» SET TASK: Repeat the material below word for word and leave out all pictures.

» DATA EXCERPT:
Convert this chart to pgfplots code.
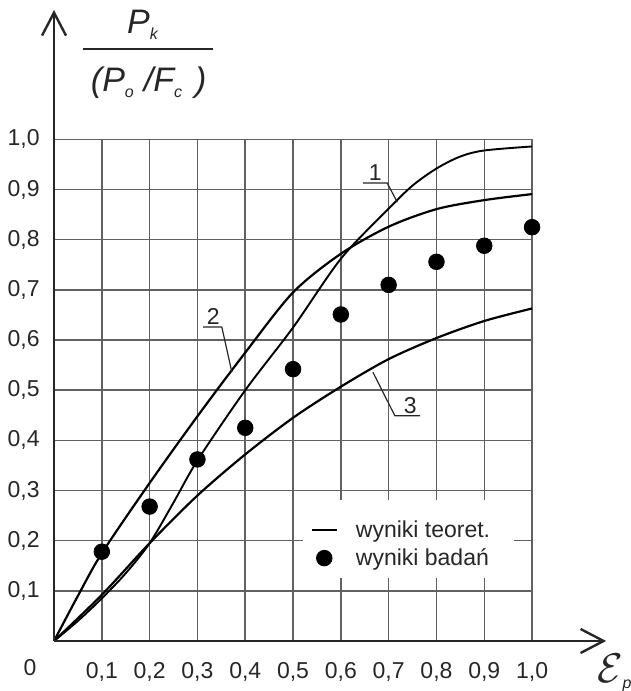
\documentclass[border=0pt]{standalone}
\usepackage{fontspec}
\setmainfont{Liberation Sans}
\usepackage{pgfplots}
\pgfplotsset{compat=1.18}
\usetikzlibrary{arrows.meta}

\begin{document}
\begin{tikzpicture}
\begin{axis}[
  x=239pt, y=250.75pt,
  xmin=0, xmax=1, ymin=0, ymax=1,
  axis line style={draw=none},
  clip=false,
  xtick={0.1,0.2,0.3,0.4,0.5,0.6,0.7,0.8,0.9,1.0},
  ytick={0.1,0.2,0.3,0.4,0.5,0.6,0.7,0.8,0.9,1.0},
  grid=major,
  major grid style={line width=0.75pt, draw=black!62},
  major tick length=0pt,
  tick label style={font=\fontsize{11.5}{13}\selectfont, text=black!85},
  xticklabel style={anchor=center, yshift=-15.5pt},
  yticklabel style={xshift=-3.7pt},
  /pgf/number format/use comma,
  /pgf/number format/fixed,
  /pgf/number format/fixed zerofill,
  /pgf/number format/precision=1,
  /pgf/number format/assume math mode=true,
  legend style={at={(axis cs:0.536,0.273)}, anchor=north west, draw=none, fill=none,
    inner xsep=0pt, inner ysep=6pt, font=\fontsize{11.5}{13}\selectfont,
    text=black!85, column sep=7pt},
  legend cell align=left,
]
% white patch behind the legend
\fill[white] (axis cs:0.521,0.281) rectangle (axis cs:0.962,0.126);

% curve 1
\addplot[black, line width=0.95pt, smooth, tension=0.5,
  legend image code/.code={\draw[black, line width=1.1pt] (0.08cm,0cm) -- (0.52cm,0cm);}]
  coordinates {(0,0) (0.05,0.04) (0.1,0.085) (0.15,0.135) (0.2,0.195) (0.25,0.276) (0.3,0.36)
   (0.4,0.5) (0.5,0.625) (0.6,0.762) (0.7,0.862) (0.75,0.908) (0.8,0.942) (0.85,0.966) (0.9,0.978) (1.0,0.986)};
\addlegendentry{wyniki teoret.}
% curve 2
\addplot[black, line width=1.1pt, smooth, tension=0.5, forget plot]
  coordinates {(0,0) (0.05,0.09) (0.1,0.175) (0.2,0.315) (0.3,0.448) (0.4,0.575) (0.5,0.695)
   (0.6,0.772) (0.7,0.826) (0.8,0.861) (0.9,0.879) (1.0,0.891)};
% curve 3
\addplot[black, line width=1.1pt, smooth, tension=0.5, forget plot]
  coordinates {(0,0) (0.1,0.092) (0.2,0.195) (0.3,0.29) (0.4,0.372) (0.5,0.445) (0.6,0.507)
   (0.7,0.562) (0.8,0.604) (0.9,0.638) (1.0,0.663)};
% measurements
\addplot[only marks, mark=*, mark size=3.9pt, black]
  coordinates {(0.1,0.178) (0.2,0.268) (0.3,0.362) (0.4,0.425) (0.5,0.542) (0.6,0.651)
   (0.7,0.71) (0.8,0.756) (0.9,0.788) (1.0,0.825)};
\addlegendentry{wyniki badań}

% axes with arrows
\draw[line width=1.2pt, black!85, -{Straight Barb[length=11.5pt,width=12pt]}]
  (axis cs:0,0) -- (axis cs:1.155,0);
\draw[line width=1.2pt, black!85, -{Straight Barb[length=11.5pt,width=12pt]}]
  (axis cs:0,0) -- (axis cs:0,1.258);

% curve labels
\begin{scope}[line width=0.6pt, black!85]
\draw (axis cs:0.646,0.913) -- (axis cs:0.697,0.913) -- (axis cs:0.718,0.875);
\node[anchor=base, inner sep=0pt, font=\fontsize{11.5}{13}\selectfont] at (axis cs:0.672,0.918) {1};
\draw (axis cs:0.312,0.626) -- (axis cs:0.351,0.626) -- (axis cs:0.372,0.536);
\node[anchor=base, inner sep=0pt, font=\fontsize{11.5}{13}\selectfont] at (axis cs:0.333,0.631) {2};
\draw (axis cs:0.766,0.449) -- (axis cs:0.713,0.449) -- (axis cs:0.667,0.536);
\node[anchor=base, inner sep=0pt, font=\fontsize{11.5}{13}\selectfont] at (axis cs:0.745,0.454) {3};
\end{scope}

% origin label
\node[font=\fontsize{11.5}{13}\selectfont, text=black!85] at (axis cs:-0.050,-0.054) {0};

% y-axis label (fraction)
\node[font=\fontsize{17}{20}\selectfont\itshape, text=black!85, inner sep=0pt] at (axis cs:0.185,1.228)
  {P\raisebox{-3pt}{\fontsize{8}{8}\selectfont k}};
\draw[line width=1pt, black!85] (axis cs:0.060,1.180) -- (axis cs:0.332,1.180);
\node[font=\fontsize{17}{20}\selectfont\itshape, text=black!85, inner sep=0pt] at (axis cs:0.198,1.113)
  {(P\raisebox{-3pt}{\fontsize{8}{8}\selectfont o}\hspace{5pt}/F\raisebox{-3pt}{\fontsize{8}{8}\selectfont c}\hspace{6.5pt})};

% x-axis label
\node[inner sep=0pt, text=black!85] at (axis cs:1.172,-0.064)
  {{\fontsize{20}{24}\selectfont$\mathcal{E}$}\raisebox{-3pt}{\fontsize{8}{8}\selectfont\itshape p}};

\coordinate (bbA) at (axis cs:-0.113,1.278);
\coordinate (bbB) at (axis cs:1.205,-0.0997);
\end{axis}
\pgfresetboundingbox
\path[use as bounding box] (bbA) rectangle (bbB);
\end{tikzpicture}
\end{document}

» RESULT BELOW:
Convert this chart to pgfplots code.
\documentclass[border=0pt]{standalone}
\usepackage{fontspec}
\setmainfont{Liberation Sans}
\usepackage{pgfplots}
\pgfplotsset{compat=1.18}
\usetikzlibrary{arrows.meta}

\begin{document}
\begin{tikzpicture}
\begin{axis}[
  x=239pt, y=250.75pt,
  xmin=0, xmax=1, ymin=0, ymax=1,
  axis line style={draw=none},
  clip=false,
  xtick={0.1,0.2,0.3,0.4,0.5,0.6,0.7,0.8,0.9,1.0},
  ytick={0.1,0.2,0.3,0.4,0.5,0.6,0.7,0.8,0.9,1.0},
  grid=major,
  major grid style={line width=0.75pt, draw=black!62},
  major tick length=0pt,
  tick label style={font=\fontsize{11.5}{13}\selectfont, text=black!85},
  xticklabel style={anchor=center, yshift=-15.5pt},
  yticklabel style={xshift=-3.7pt},
  /pgf/number format/use comma,
  /pgf/number format/fixed,
  /pgf/number format/fixed zerofill,
  /pgf/number format/precision=1,
  /pgf/number format/assume math mode=true,
  legend style={at={(axis cs:0.536,0.273)}, anchor=north west, draw=none, fill=none,
    inner xsep=0pt, inner ysep=6pt, font=\fontsize{11.5}{13}\selectfont,
    text=black!85, column sep=7pt},
  legend cell align=left,
]
% white patch behind the legend
\fill[white] (axis cs:0.521,0.281) rectangle (axis cs:0.962,0.126);

% curve 1
\addplot[black, line width=0.95pt, smooth, tension=0.5,
  legend image code/.code={\draw[black, line width=1.1pt] (0.08cm,0cm) -- (0.52cm,0cm);}]
  coordinates {(0,0) (0.05,0.04) (0.1,0.085) (0.15,0.135) (0.2,0.195) (0.25,0.276) (0.3,0.36)
   (0.4,0.5) (0.5,0.625) (0.6,0.762) (0.7,0.862) (0.75,0.908) (0.8,0.942) (0.85,0.966) (0.9,0.978) (1.0,0.986)};
\addlegendentry{wyniki teoret.}
% curve 2
\addplot[black, line width=1.1pt, smooth, tension=0.5, forget plot]
  coordinates {(0,0) (0.05,0.09) (0.1,0.175) (0.2,0.315) (0.3,0.448) (0.4,0.575) (0.5,0.695)
   (0.6,0.772) (0.7,0.826) (0.8,0.861) (0.9,0.879) (1.0,0.891)};
% curve 3
\addplot[black, line width=1.1pt, smooth, tension=0.5, forget plot]
  coordinates {(0,0) (0.1,0.092) (0.2,0.195) (0.3,0.29) (0.4,0.372) (0.5,0.445) (0.6,0.507)
   (0.7,0.562) (0.8,0.604) (0.9,0.638) (1.0,0.663)};
% measurements
\addplot[only marks, mark=*, mark size=3.9pt, black]
  coordinates {(0.1,0.178) (0.2,0.268) (0.3,0.362) (0.4,0.425) (0.5,0.542) (0.6,0.651)
   (0.7,0.71) (0.8,0.756) (0.9,0.788) (1.0,0.825)};
\addlegendentry{wyniki badań}

% axes with arrows
\draw[line width=1.2pt, black!85, -{Straight Barb[length=11.5pt,width=12pt]}]
  (axis cs:0,0) -- (axis cs:1.155,0);
\draw[line width=1.2pt, black!85, -{Straight Barb[length=11.5pt,width=12pt]}]
  (axis cs:0,0) -- (axis cs:0,1.258);

% curve labels
\begin{scope}[line width=0.6pt, black!85]
\draw (axis cs:0.646,0.913) -- (axis cs:0.697,0.913) -- (axis cs:0.718,0.875);
\node[anchor=base, inner sep=0pt, font=\fontsize{11.5}{13}\selectfont] at (axis cs:0.672,0.918) {1};
\draw (axis cs:0.312,0.626) -- (axis cs:0.351,0.626) -- (axis cs:0.372,0.536);
\node[anchor=base, inner sep=0pt, font=\fontsize{11.5}{13}\selectfont] at (axis cs:0.333,0.631) {2};
\draw (axis cs:0.766,0.449) -- (axis cs:0.713,0.449) -- (axis cs:0.667,0.536);
\node[anchor=base, inner sep=0pt, font=\fontsize{11.5}{13}\selectfont] at (axis cs:0.745,0.454) {3};
\end{scope}

% origin label
\node[font=\fontsize{11.5}{13}\selectfont, text=black!85] at (axis cs:-0.050,-0.054) {0};

% y-axis label (fraction)
\node[font=\fontsize{17}{20}\selectfont\itshape, text=black!85, inner sep=0pt] at (axis cs:0.185,1.228)
  {P\raisebox{-3pt}{\fontsize{8}{8}\selectfont k}};
\draw[line width=1pt, black!85] (axis cs:0.060,1.180) -- (axis cs:0.332,1.180);
\node[font=\fontsize{17}{20}\selectfont\itshape, text=black!85, inner sep=0pt] at (axis cs:0.198,1.113)
  {(P\raisebox{-3pt}{\fontsize{8}{8}\selectfont o}\hspace{5pt}/F\raisebox{-3pt}{\fontsize{8}{8}\selectfont c}\hspace{6.5pt})};

% x-axis label
\node[inner sep=0pt, text=black!85] at (axis cs:1.172,-0.064)
  {{\fontsize{20}{24}\selectfont$\mathcal{E}$}\raisebox{-3pt}{\fontsize{8}{8}\selectfont\itshape p}};

\coordinate (bbA) at (axis cs:-0.113,1.278);
\coordinate (bbB) at (axis cs:1.205,-0.0997);
\end{axis}
\pgfresetboundingbox
\path[use as bounding box] (bbA) rectangle (bbB);
\end{tikzpicture}
\end{document}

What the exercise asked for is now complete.